SHORT TASK: Give again, verbatim, the lines between the line that contains "Rebuild this chart" and the line that contains "const yTicks = [-0.1,0.0,0.1,0.2,0.3,0.4,0.5,0.6];", counting both ends. Pictures are excluded from the copy.

DATA SUPPLIED:
=======
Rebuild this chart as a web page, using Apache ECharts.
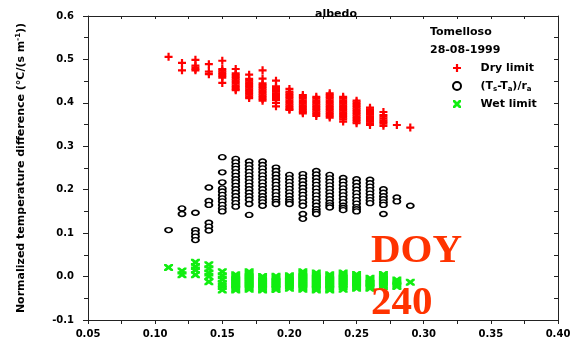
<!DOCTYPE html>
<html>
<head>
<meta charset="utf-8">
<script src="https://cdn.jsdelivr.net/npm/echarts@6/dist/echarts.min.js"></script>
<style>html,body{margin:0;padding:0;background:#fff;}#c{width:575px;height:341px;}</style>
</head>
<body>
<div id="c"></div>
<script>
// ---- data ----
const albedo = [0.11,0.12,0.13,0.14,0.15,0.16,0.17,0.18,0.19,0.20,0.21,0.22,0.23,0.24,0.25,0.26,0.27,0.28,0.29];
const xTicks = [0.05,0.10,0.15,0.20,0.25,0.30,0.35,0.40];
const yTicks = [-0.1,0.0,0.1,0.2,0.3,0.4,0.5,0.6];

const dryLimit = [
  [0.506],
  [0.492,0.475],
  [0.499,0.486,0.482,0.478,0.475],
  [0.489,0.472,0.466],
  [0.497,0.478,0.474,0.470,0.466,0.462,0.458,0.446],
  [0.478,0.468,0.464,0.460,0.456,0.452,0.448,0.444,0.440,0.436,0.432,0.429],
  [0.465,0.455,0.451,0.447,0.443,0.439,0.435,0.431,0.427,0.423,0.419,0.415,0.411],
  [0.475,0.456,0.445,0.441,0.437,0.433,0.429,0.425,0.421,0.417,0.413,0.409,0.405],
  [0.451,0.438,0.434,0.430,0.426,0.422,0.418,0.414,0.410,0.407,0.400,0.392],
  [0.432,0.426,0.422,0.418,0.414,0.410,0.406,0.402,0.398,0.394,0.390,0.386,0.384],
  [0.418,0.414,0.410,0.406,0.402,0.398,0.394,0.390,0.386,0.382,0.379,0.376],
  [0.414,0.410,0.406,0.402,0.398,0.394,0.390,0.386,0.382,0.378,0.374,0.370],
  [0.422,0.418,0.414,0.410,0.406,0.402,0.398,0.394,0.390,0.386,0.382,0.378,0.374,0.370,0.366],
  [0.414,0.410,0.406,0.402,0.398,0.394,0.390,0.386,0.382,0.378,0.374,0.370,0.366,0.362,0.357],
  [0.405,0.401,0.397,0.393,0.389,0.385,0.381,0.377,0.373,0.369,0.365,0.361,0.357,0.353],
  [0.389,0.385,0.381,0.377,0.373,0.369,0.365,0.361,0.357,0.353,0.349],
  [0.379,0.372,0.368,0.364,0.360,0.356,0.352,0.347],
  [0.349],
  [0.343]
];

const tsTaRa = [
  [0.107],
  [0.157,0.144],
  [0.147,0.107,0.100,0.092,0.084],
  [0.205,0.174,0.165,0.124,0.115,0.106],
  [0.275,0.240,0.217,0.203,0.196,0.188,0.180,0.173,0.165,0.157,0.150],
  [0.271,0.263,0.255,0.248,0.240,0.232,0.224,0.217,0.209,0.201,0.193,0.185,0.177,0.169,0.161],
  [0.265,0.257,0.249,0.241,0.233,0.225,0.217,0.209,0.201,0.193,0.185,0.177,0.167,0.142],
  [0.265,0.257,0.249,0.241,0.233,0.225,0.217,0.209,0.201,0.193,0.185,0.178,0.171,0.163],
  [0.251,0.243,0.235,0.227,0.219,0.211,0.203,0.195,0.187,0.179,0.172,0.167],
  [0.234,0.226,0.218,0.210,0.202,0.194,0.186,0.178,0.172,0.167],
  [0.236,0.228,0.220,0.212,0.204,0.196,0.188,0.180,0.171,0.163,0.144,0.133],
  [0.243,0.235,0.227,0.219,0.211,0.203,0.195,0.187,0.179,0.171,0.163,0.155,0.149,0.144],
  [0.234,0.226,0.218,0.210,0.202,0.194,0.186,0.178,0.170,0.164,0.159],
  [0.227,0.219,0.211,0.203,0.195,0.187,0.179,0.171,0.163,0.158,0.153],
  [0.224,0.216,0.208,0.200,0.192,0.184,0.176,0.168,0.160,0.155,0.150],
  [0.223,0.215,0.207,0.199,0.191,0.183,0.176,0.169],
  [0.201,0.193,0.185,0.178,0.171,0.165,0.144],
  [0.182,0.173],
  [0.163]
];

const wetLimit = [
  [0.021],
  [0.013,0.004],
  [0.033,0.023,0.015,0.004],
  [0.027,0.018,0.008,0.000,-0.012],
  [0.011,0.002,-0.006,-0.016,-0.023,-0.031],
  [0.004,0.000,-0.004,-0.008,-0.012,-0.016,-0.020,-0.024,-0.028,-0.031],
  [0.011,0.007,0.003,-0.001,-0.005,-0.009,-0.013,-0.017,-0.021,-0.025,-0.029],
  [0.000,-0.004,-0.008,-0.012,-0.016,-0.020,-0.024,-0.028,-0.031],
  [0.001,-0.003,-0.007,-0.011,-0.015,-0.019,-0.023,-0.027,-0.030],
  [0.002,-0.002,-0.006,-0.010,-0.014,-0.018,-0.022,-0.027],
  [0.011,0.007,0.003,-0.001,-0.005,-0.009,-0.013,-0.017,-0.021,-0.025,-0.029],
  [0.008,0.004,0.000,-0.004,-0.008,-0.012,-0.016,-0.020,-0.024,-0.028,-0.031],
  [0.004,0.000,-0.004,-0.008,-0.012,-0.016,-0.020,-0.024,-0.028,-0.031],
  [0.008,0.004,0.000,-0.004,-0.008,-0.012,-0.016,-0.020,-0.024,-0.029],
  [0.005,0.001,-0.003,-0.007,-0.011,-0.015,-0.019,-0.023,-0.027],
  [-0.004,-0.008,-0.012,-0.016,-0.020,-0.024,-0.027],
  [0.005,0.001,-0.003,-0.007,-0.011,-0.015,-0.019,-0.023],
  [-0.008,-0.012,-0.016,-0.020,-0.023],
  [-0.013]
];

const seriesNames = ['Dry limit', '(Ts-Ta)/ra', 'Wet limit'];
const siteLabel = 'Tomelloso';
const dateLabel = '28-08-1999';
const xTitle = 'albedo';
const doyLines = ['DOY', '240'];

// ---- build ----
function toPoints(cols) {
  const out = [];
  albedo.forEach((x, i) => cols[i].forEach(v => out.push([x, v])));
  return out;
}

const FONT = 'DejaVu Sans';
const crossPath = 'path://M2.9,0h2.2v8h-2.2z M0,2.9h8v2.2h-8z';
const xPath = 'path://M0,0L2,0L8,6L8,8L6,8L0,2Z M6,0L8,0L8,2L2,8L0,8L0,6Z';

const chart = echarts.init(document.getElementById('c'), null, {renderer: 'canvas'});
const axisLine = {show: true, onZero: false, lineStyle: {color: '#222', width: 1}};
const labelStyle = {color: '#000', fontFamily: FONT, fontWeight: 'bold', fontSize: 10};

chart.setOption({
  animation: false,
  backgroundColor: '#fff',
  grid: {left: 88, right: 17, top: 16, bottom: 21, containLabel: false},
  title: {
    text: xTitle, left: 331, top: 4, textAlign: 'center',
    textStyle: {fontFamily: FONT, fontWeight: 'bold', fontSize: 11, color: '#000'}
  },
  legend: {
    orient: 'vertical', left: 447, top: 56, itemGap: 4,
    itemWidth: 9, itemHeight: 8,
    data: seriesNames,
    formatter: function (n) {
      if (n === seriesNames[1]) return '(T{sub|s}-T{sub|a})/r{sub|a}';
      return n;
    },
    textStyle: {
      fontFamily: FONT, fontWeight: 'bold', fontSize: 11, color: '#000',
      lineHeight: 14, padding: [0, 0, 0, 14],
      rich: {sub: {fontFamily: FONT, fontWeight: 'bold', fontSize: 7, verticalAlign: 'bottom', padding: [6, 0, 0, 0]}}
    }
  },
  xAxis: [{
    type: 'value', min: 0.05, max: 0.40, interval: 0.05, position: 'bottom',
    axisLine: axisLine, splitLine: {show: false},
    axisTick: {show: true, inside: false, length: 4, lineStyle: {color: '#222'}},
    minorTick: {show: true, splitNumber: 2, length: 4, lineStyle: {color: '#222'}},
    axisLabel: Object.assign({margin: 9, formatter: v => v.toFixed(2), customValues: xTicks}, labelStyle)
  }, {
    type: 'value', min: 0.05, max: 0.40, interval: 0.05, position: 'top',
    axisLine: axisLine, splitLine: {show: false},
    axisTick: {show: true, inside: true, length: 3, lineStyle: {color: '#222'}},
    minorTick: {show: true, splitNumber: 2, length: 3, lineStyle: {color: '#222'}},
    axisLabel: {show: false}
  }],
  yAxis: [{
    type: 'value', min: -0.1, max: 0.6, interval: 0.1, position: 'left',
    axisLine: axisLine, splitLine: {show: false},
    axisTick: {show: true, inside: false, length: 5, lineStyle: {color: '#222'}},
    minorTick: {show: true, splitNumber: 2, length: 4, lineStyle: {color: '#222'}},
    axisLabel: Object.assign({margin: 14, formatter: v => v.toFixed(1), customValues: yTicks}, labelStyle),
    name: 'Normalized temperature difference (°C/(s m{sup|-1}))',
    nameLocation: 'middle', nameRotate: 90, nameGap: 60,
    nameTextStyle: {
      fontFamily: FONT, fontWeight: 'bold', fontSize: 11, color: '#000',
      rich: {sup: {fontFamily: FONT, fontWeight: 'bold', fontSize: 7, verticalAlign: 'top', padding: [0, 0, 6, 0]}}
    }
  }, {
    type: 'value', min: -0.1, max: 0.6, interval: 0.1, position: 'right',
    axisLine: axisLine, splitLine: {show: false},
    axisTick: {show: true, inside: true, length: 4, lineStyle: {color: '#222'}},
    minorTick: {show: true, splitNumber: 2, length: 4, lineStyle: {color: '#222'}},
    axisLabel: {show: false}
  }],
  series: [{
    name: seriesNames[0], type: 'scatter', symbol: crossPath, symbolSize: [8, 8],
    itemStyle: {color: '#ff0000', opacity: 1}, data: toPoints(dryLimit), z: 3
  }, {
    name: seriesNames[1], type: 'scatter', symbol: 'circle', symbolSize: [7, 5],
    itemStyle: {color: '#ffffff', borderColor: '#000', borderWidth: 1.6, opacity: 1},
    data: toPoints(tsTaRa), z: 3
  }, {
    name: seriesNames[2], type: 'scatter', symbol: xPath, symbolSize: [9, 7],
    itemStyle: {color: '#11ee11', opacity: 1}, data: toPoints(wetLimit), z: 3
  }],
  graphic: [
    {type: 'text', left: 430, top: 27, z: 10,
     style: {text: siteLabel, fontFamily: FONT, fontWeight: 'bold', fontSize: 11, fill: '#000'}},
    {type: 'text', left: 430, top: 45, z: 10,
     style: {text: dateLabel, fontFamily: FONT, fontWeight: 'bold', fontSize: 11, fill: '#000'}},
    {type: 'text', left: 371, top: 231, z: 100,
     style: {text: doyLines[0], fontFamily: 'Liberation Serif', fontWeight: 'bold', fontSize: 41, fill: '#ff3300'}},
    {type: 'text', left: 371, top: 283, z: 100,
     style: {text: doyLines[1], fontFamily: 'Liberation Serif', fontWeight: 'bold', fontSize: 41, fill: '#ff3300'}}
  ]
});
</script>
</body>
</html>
=======
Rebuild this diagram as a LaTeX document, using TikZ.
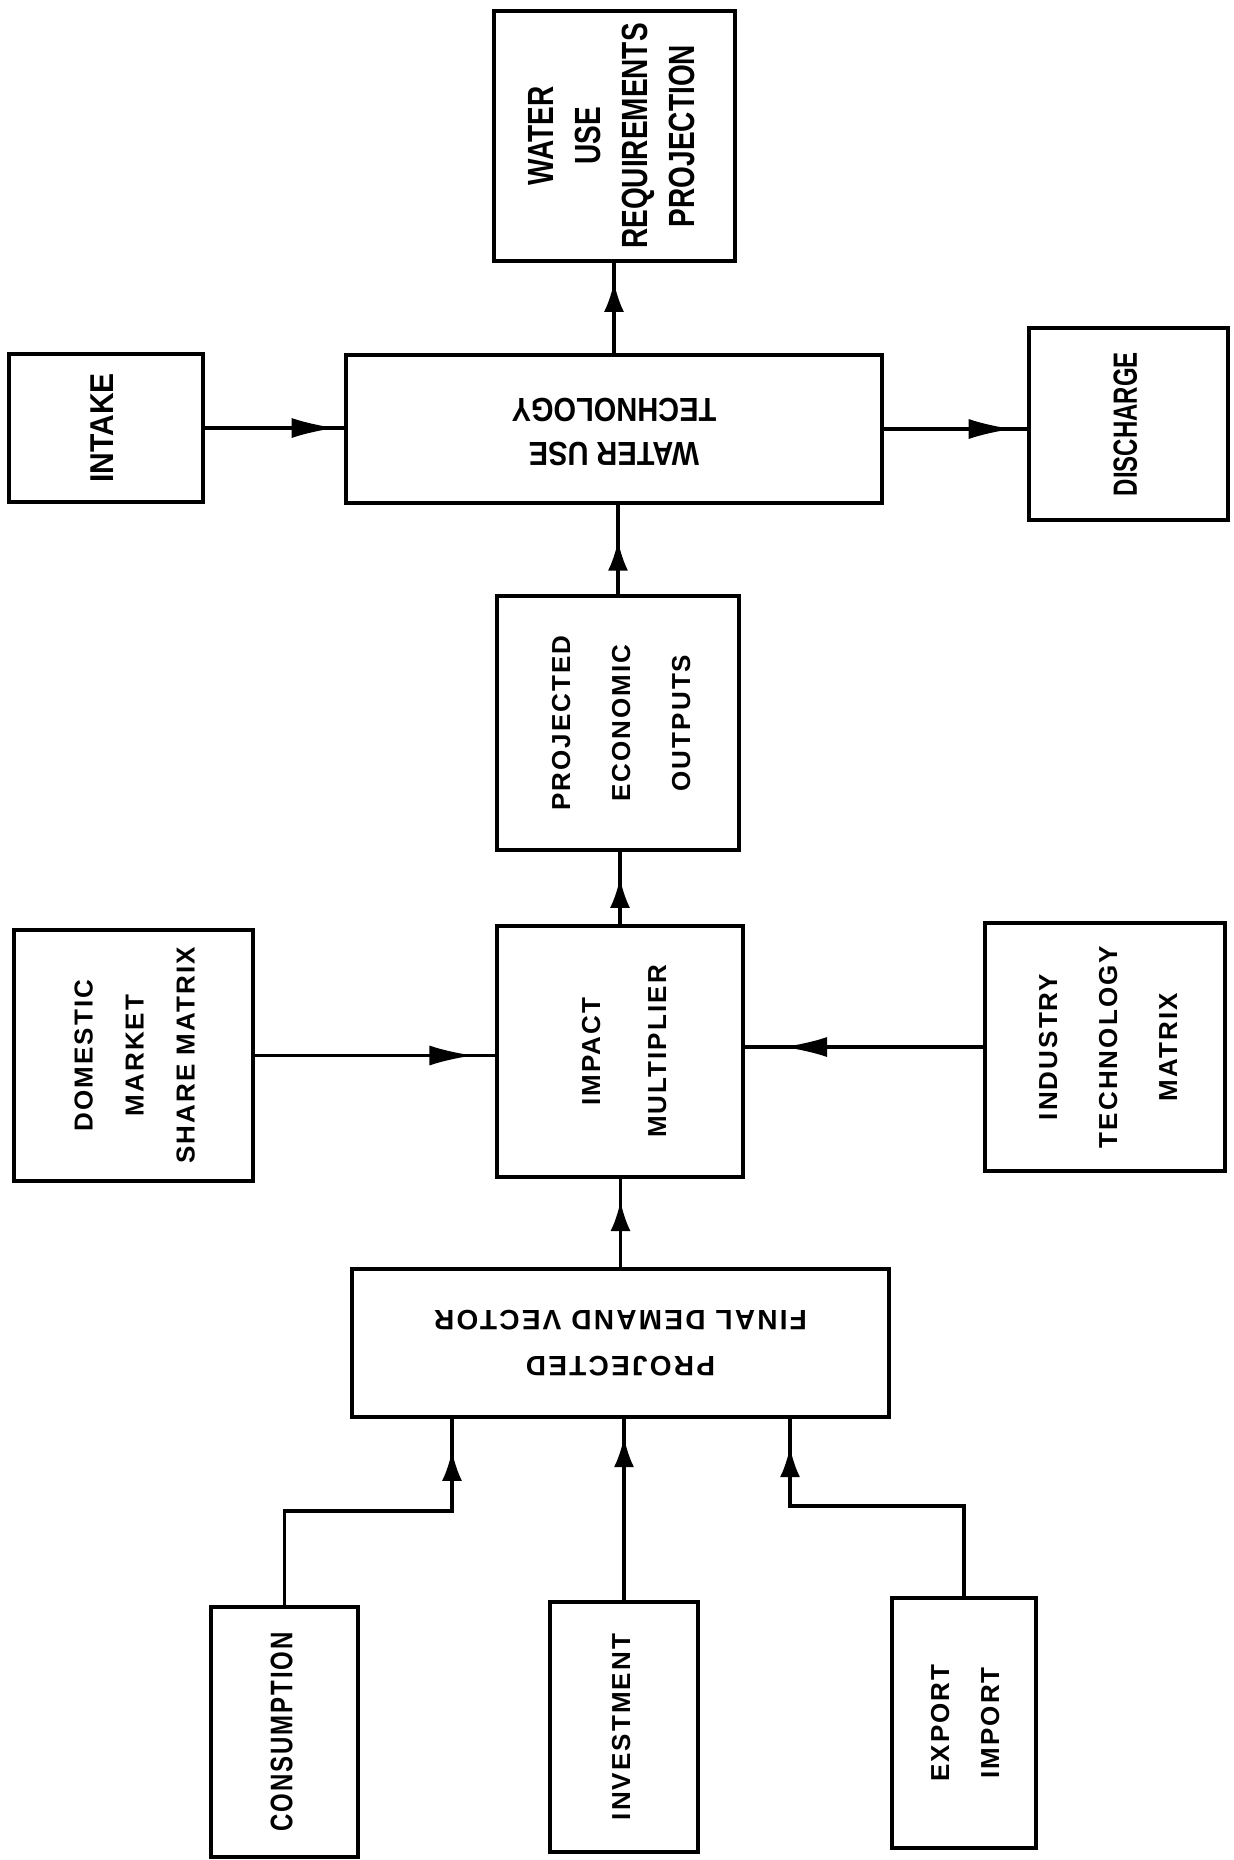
=======
SOLUTION FOR THIS EXERCISE:
Rebuild this chart as a web page, using Apache ECharts.
<!DOCTYPE html>
<html>
<head>
<meta charset="utf-8">
<script src="https://cdn.jsdelivr.net/npm/echarts@6/dist/echarts.min.js"></script>
<style>html,body{margin:0;padding:0;background:#fff;}#c{width:575px;height:341px;}</style>
</head>
<body>
<div id="c"></div>
<script>
// ---- data ----
const albedo = [0.11,0.12,0.13,0.14,0.15,0.16,0.17,0.18,0.19,0.20,0.21,0.22,0.23,0.24,0.25,0.26,0.27,0.28,0.29];
const xTicks = [0.05,0.10,0.15,0.20,0.25,0.30,0.35,0.40];
const yTicks = [-0.1,0.0,0.1,0.2,0.3,0.4,0.5,0.6];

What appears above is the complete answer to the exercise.